A Louisiana man who was sentenced to life in prison for stealing a pair of hedge clippers more than two decades ago is set to remain behind bars indefinitely after the state’s Supreme Court denied a request to review his case.
Fair Wayne Bryant, 62, was convicted in 1997 for stealing the garden utensils and ordered to spend the remainder of his life in prison. The ‘cruel’ sentence was sanctioned under the state’s habitual offender law at the time.
Bryant appealed the life sentence as unconstitutionally excessive in 2000, with his case eventually making its way up to Louisiana’s high court. The panel, consisting of five white men and one black woman, upheld the ruling 5-1 last week.
The lone dissenter was Supreme Court Justice Bernette Johnson, who called Bryant’s sentence ‘excessive and disproportionate to the offense’, and also noted the hefty cost of keeping him incarcerated.
‘Arrested at 38, Mr. Bryant has already spent nearly 23 years in prison and is now over 60 years old,’ she wrote. ‘If he lives another 20 years, Louisiana taxpayers will have paid almost one million dollars to punish Mr. Bryant for his failed effort to steal a set of hedge clippers.’
According to Johnson, tax payers in the state have already paid $518,667 to keep Bryant behind bars for the petty crime.
Bryant, who is black, had four convictions prior to the 1997 incident that would secure his indefinite incarceration.
Only the first of the four offenses were for a violent charge: an attempted armed robbery of a taxi driver in 1979, for which he was sentenced to a decade of hard labor. His subsequent convictions were for possession of stolen property in 1987, attempted forgery of a $150 check in 1989 and burglary of a house in 1992.
‘Each of these crimes was an effort to steal something. Such petty theft is frequently driven by the ravages of poverty or addiction, and often both,’ Johnson wrote in her searing dissent. ‘It is cruel and unusual to impose a sentence of life in prison at hard labor for the criminal behavior which is most often caused by poverty or addiction.’
In 2000, Louisiana’s 2nd Circuit Court of Appeal said a life sentence was an appropriate punishment because Bryant had already spent so long in prison as an adult.
The ‘litany of convictions and the brevity of the periods during which defendant was not in custody for a new offense,’ the court wrote, ‘is ample support for the sentence imposed in this case.’
Following two subsequent appeals, Bryant was given the possibility of parole. He argued he had received an illegal sentence and should have been appointed a lawyer during a re-sentencing hearing.

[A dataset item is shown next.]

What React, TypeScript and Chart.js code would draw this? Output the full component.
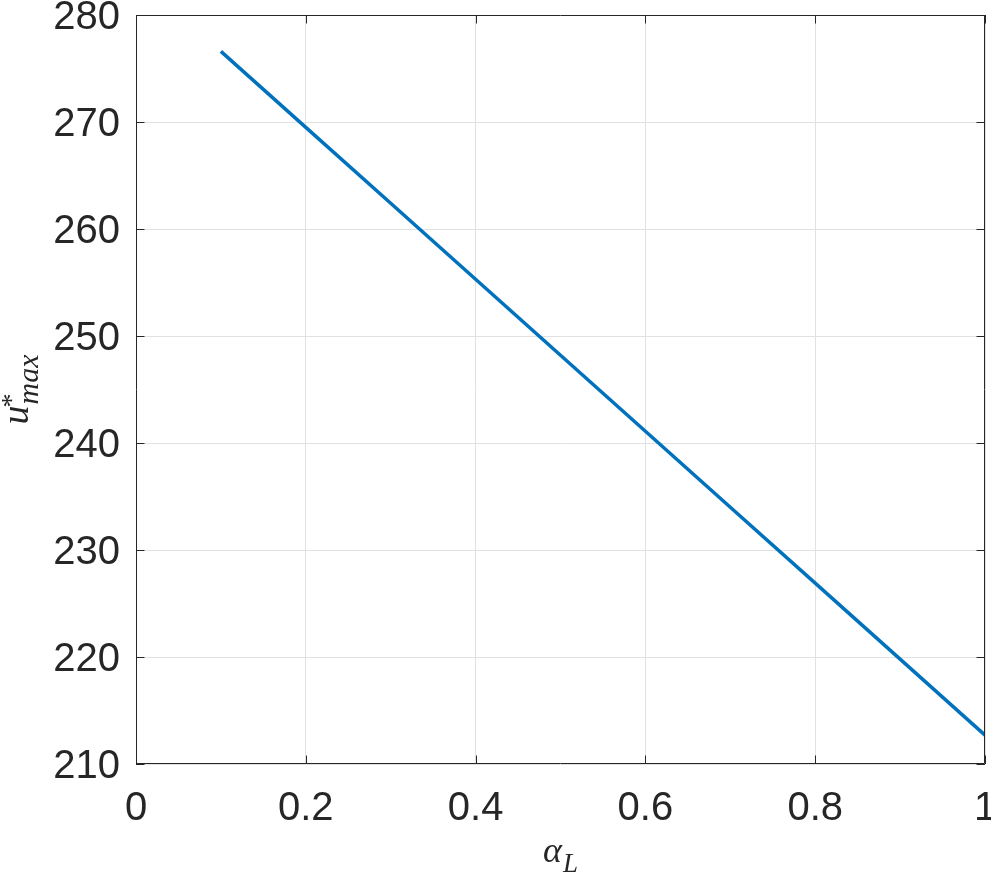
import React, { useEffect, useRef } from "react";
import { Chart, registerables } from "chart.js";

Chart.register(...registerables);

const alphaL = [0.1, 0.2, 0.3, 0.4, 0.5, 0.6, 0.7, 0.8, 0.9, 1.0];
const uMax = [276.6, 269.5, 262.4, 255.3, 248.2, 241.1, 234.0, 226.9, 219.8, 212.7];
const xTicks = [0, 0.2, 0.4, 0.6, 0.8, 1];
const yTicks = [210, 220, 230, 240, 250, 260, 270, 280];

const AXIS_COLOR = "#262626";
const GRID_COLOR = "#e1e1e1";
const LINE_COLOR = "#0072BD";
const TICK_FONT = '"Liberation Sans", Arial, Helvetica, sans-serif';
const SERIF = '"Liberation Serif", "DejaVu Serif", serif';

const boxPlugin = {
  id: "boxPlugin",
  afterDraw(chart: any) {
    const { ctx, chartArea } = chart;
    const { left, right, top, bottom } = chartArea;
    const xs = chart.scales.x;
    const ys = chart.scales.y;
    const tl = 8.5;
    ctx.save();
    ctx.strokeStyle = AXIS_COLOR;
    ctx.lineWidth = 1;
    ctx.beginPath();
    ctx.rect(Math.round(left) + 0.5, Math.round(top) + 0.5, Math.round(right - left) - 1, Math.round(bottom - top) - 1);
    ctx.stroke();
    ctx.beginPath();
    for (const v of xTicks) {
      const px = Math.round(xs.getPixelForValue(v)) + 0.5;
      ctx.moveTo(px, bottom);
      ctx.lineTo(px, bottom - tl);
      ctx.moveTo(px, top);
      ctx.lineTo(px, top + tl);
    }
    for (const v of yTicks) {
      const py = Math.round(ys.getPixelForValue(v)) + 0.5;
      ctx.moveTo(left, py);
      ctx.lineTo(left + tl, py);
      ctx.moveTo(right, py);
      ctx.lineTo(right - tl, py);
    }
    ctx.stroke();

    // axis titles
    ctx.fillStyle = AXIS_COLOR;
    ctx.textAlign = "left";
    ctx.textBaseline = "alphabetic";
    // x title: alpha_L
    ctx.font = `italic 36px ${SERIF}`;
    const a = "\u03B1";
    const aw = ctx.measureText(a).width;
    ctx.font = `italic 27px ${SERIF}`;
    const lw = ctx.measureText("L").width;
    const cx = (left + right) / 2;
    const startX = cx - (aw + 1 + lw) / 2;
    ctx.font = `italic 36px ${SERIF}`;
    ctx.fillText(a, startX, 862);
    ctx.font = `italic 27px ${SERIF}`;
    ctx.fillText("L", startX + aw + 1, 872);

    // y title: u^*_max
    ctx.save();
    const cy = (top + bottom) / 2;
    ctx.translate(28, cy);
    ctx.rotate(-Math.PI / 2);
    ctx.font = `italic 38px ${SERIF}`;
    const uw = ctx.measureText("u").width;
    ctx.font = `italic 30px ${SERIF}`;
    const mw = ctx.measureText("max").width;
    const total = uw + 1 + mw;
    const sx = -total / 2;
    ctx.font = `italic 38px ${SERIF}`;
    ctx.fillText("u", sx, 0);
    ctx.font = `italic 30px ${SERIF}`;
    ctx.fillText("max", sx + uw + 1, 10);
    ctx.font = `28px ${SERIF}`;
    ctx.fillText("*", sx + uw - 2, -8);
    ctx.restore();

    ctx.restore();
  },
};

export default function App() {
  const canvasRef = useRef<HTMLCanvasElement | null>(null);

  useEffect(() => {
    document.body.style.margin = "0";
    const canvas = canvasRef.current;
    if (!canvas) return;
    const chart = new Chart(canvas, {
      type: "line",
      data: {
        datasets: [
          {
            data: alphaL.map((x, i) => ({ x, y: uMax[i] })),
            borderColor: LINE_COLOR,
            backgroundColor: LINE_COLOR,
            borderWidth: 3.5,
            pointRadius: 0,
            tension: 0,
            fill: false,
          },
        ],
      },
      options: {
        animation: false,
        responsive: false,
        devicePixelRatio: 1,
        layout: { padding: { left: 0, top: 15, right: 6, bottom: 0 } },
        plugins: {
          legend: { display: false },
          tooltip: { enabled: false },
          title: { display: false },
        },
        scales: {
          x: {
            type: "linear",
            min: 0,
            max: 1,
            afterBuildTicks: (scale: any) => {
              scale.ticks = xTicks.map((v) => ({ value: v }));
            },
            afterFit: (scale: any) => {
              scale.height = 114;
              scale.paddingLeft = 0;
              scale.paddingRight = 0;
            },
            ticks: {
              autoSkip: false,
              maxRotation: 0,
              minRotation: 0,
              padding: 21,
              color: AXIS_COLOR,
              font: { family: TICK_FONT, size: 40 },
              callback: (v: any) => String(Number(Number(v).toFixed(1))),
            },
            grid: { color: GRID_COLOR, lineWidth: 1, drawTicks: false },
            border: { display: false },
          },
          y: {
            type: "linear",
            min: 210,
            max: 280,
            afterBuildTicks: (scale: any) => {
              scale.ticks = yTicks.map((v) => ({ value: v }));
            },
            afterFit: (scale: any) => {
              scale.width = 136;
              scale.paddingTop = 0;
              scale.paddingBottom = 0;
            },
            ticks: {
              autoSkip: false,
              padding: 16,
              labelOffset: 3,
              color: AXIS_COLOR,
              font: { family: TICK_FONT, size: 40 },
              callback: (v: any) => String(v),
            },
            grid: { color: GRID_COLOR, lineWidth: 1, drawTicks: false },
            border: { display: false },
          },
        },
      },
      plugins: [boxPlugin],
    });
    return () => chart.destroy();
  }, []);

  return (
    <div style={{ width: 991, height: 878 }}>
      <canvas ref={canvasRef} width={991} height={878} style={{ display: "block", width: 991, height: 878 }} />
    </div>
  );
}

His motions were denied by higher courts, and last week the Louisiana Supreme Court agreed – except for Johnson.
Johnson is the court’s second female African American justice and its first African American chief justice. None of her white male counterparts offered written rulings to justify their decisions.
The court’s decision was first reported by The Lens, a nonprofit news site in New Orleans.
In their report, the Lens said ‘Louisiana’s habitual offender laws … have long been criticized for sanctioning excessively punitive sentences and driving mass incarceration in the state. Nearly 80 percent of people incarcerated in Louisiana prisons under the habitual offender laws … are black.’
In her dissent, Johnson called Bryant’s sentence a ‘modern manifestation’ of ‘pig laws,’ which were created following Reconstruction to severely penalize African-Americans for petty theft.
‘Pig Laws were largely designed to re-enslave African Americans,’ Johnson wrote. ‘And this case demonstrates their modern manifestation: harsh habitual offender laws that permit a life sentence for a black man convicted of property crimes.
‘This man’s life sentence for a failed attempt to steal a set of 3 hedge clippers is grossly out of proportion to the crime and serves no legitimate penal purpose.’